— START —

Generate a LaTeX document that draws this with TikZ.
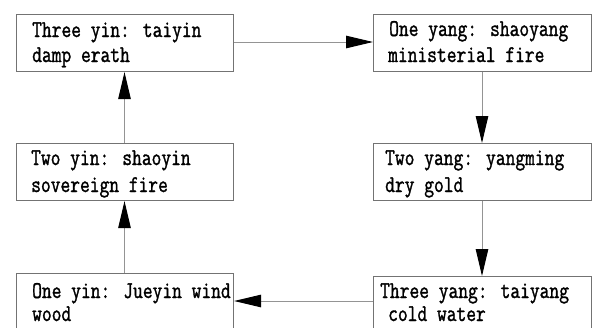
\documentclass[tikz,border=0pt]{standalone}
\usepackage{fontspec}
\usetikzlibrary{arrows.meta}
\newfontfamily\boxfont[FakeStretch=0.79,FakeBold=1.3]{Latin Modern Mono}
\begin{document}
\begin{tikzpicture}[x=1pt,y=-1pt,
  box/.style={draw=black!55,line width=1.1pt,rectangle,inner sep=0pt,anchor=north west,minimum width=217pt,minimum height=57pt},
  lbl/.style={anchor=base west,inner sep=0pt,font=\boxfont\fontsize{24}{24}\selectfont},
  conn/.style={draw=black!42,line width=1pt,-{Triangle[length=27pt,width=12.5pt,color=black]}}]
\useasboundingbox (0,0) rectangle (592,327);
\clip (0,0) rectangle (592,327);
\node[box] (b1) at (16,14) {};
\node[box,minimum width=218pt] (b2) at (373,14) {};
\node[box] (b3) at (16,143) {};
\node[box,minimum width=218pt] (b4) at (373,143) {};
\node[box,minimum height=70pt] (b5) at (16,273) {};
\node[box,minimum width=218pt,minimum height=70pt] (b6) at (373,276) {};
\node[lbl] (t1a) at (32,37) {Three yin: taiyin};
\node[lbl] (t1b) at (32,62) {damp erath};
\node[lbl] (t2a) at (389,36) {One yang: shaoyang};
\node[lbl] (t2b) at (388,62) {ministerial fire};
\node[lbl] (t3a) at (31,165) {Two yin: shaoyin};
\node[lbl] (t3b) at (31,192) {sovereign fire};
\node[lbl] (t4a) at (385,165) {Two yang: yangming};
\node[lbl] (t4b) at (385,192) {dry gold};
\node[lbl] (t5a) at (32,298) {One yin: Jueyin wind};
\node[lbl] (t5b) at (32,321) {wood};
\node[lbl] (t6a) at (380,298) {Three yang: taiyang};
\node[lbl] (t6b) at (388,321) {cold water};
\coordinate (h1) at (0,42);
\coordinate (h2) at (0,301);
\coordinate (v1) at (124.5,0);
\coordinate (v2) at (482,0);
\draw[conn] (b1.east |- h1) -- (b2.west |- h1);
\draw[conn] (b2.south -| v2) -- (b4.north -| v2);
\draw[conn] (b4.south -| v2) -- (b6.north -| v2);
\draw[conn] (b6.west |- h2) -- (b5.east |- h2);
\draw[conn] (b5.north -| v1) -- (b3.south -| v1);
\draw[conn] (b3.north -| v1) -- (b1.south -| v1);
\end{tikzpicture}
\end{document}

— END —

* EXERCISE INSTRUCTIONS *
Print the full listing exactly, dropping the pictures.

* FINISHED ANSWER *
Generate a LaTeX document that draws this with TikZ.
\documentclass[tikz,border=0pt]{standalone}
\usepackage{fontspec}
\usetikzlibrary{arrows.meta}
\newfontfamily\boxfont[FakeStretch=0.79,FakeBold=1.3]{Latin Modern Mono}
\begin{document}
\begin{tikzpicture}[x=1pt,y=-1pt,
  box/.style={draw=black!55,line width=1.1pt,rectangle,inner sep=0pt,anchor=north west,minimum width=217pt,minimum height=57pt},
  lbl/.style={anchor=base west,inner sep=0pt,font=\boxfont\fontsize{24}{24}\selectfont},
  conn/.style={draw=black!42,line width=1pt,-{Triangle[length=27pt,width=12.5pt,color=black]}}]
\useasboundingbox (0,0) rectangle (592,327);
\clip (0,0) rectangle (592,327);
\node[box] (b1) at (16,14) {};
\node[box,minimum width=218pt] (b2) at (373,14) {};
\node[box] (b3) at (16,143) {};
\node[box,minimum width=218pt] (b4) at (373,143) {};
\node[box,minimum height=70pt] (b5) at (16,273) {};
\node[box,minimum width=218pt,minimum height=70pt] (b6) at (373,276) {};
\node[lbl] (t1a) at (32,37) {Three yin: taiyin};
\node[lbl] (t1b) at (32,62) {damp erath};
\node[lbl] (t2a) at (389,36) {One yang: shaoyang};
\node[lbl] (t2b) at (388,62) {ministerial fire};
\node[lbl] (t3a) at (31,165) {Two yin: shaoyin};
\node[lbl] (t3b) at (31,192) {sovereign fire};
\node[lbl] (t4a) at (385,165) {Two yang: yangming};
\node[lbl] (t4b) at (385,192) {dry gold};
\node[lbl] (t5a) at (32,298) {One yin: Jueyin wind};
\node[lbl] (t5b) at (32,321) {wood};
\node[lbl] (t6a) at (380,298) {Three yang: taiyang};
\node[lbl] (t6b) at (388,321) {cold water};
\coordinate (h1) at (0,42);
\coordinate (h2) at (0,301);
\coordinate (v1) at (124.5,0);
\coordinate (v2) at (482,0);
\draw[conn] (b1.east |- h1) -- (b2.west |- h1);
\draw[conn] (b2.south -| v2) -- (b4.north -| v2);
\draw[conn] (b4.south -| v2) -- (b6.north -| v2);
\draw[conn] (b6.west |- h2) -- (b5.east |- h2);
\draw[conn] (b5.north -| v1) -- (b3.south -| v1);
\draw[conn] (b3.north -| v1) -- (b1.south -| v1);
\end{tikzpicture}
\end{document}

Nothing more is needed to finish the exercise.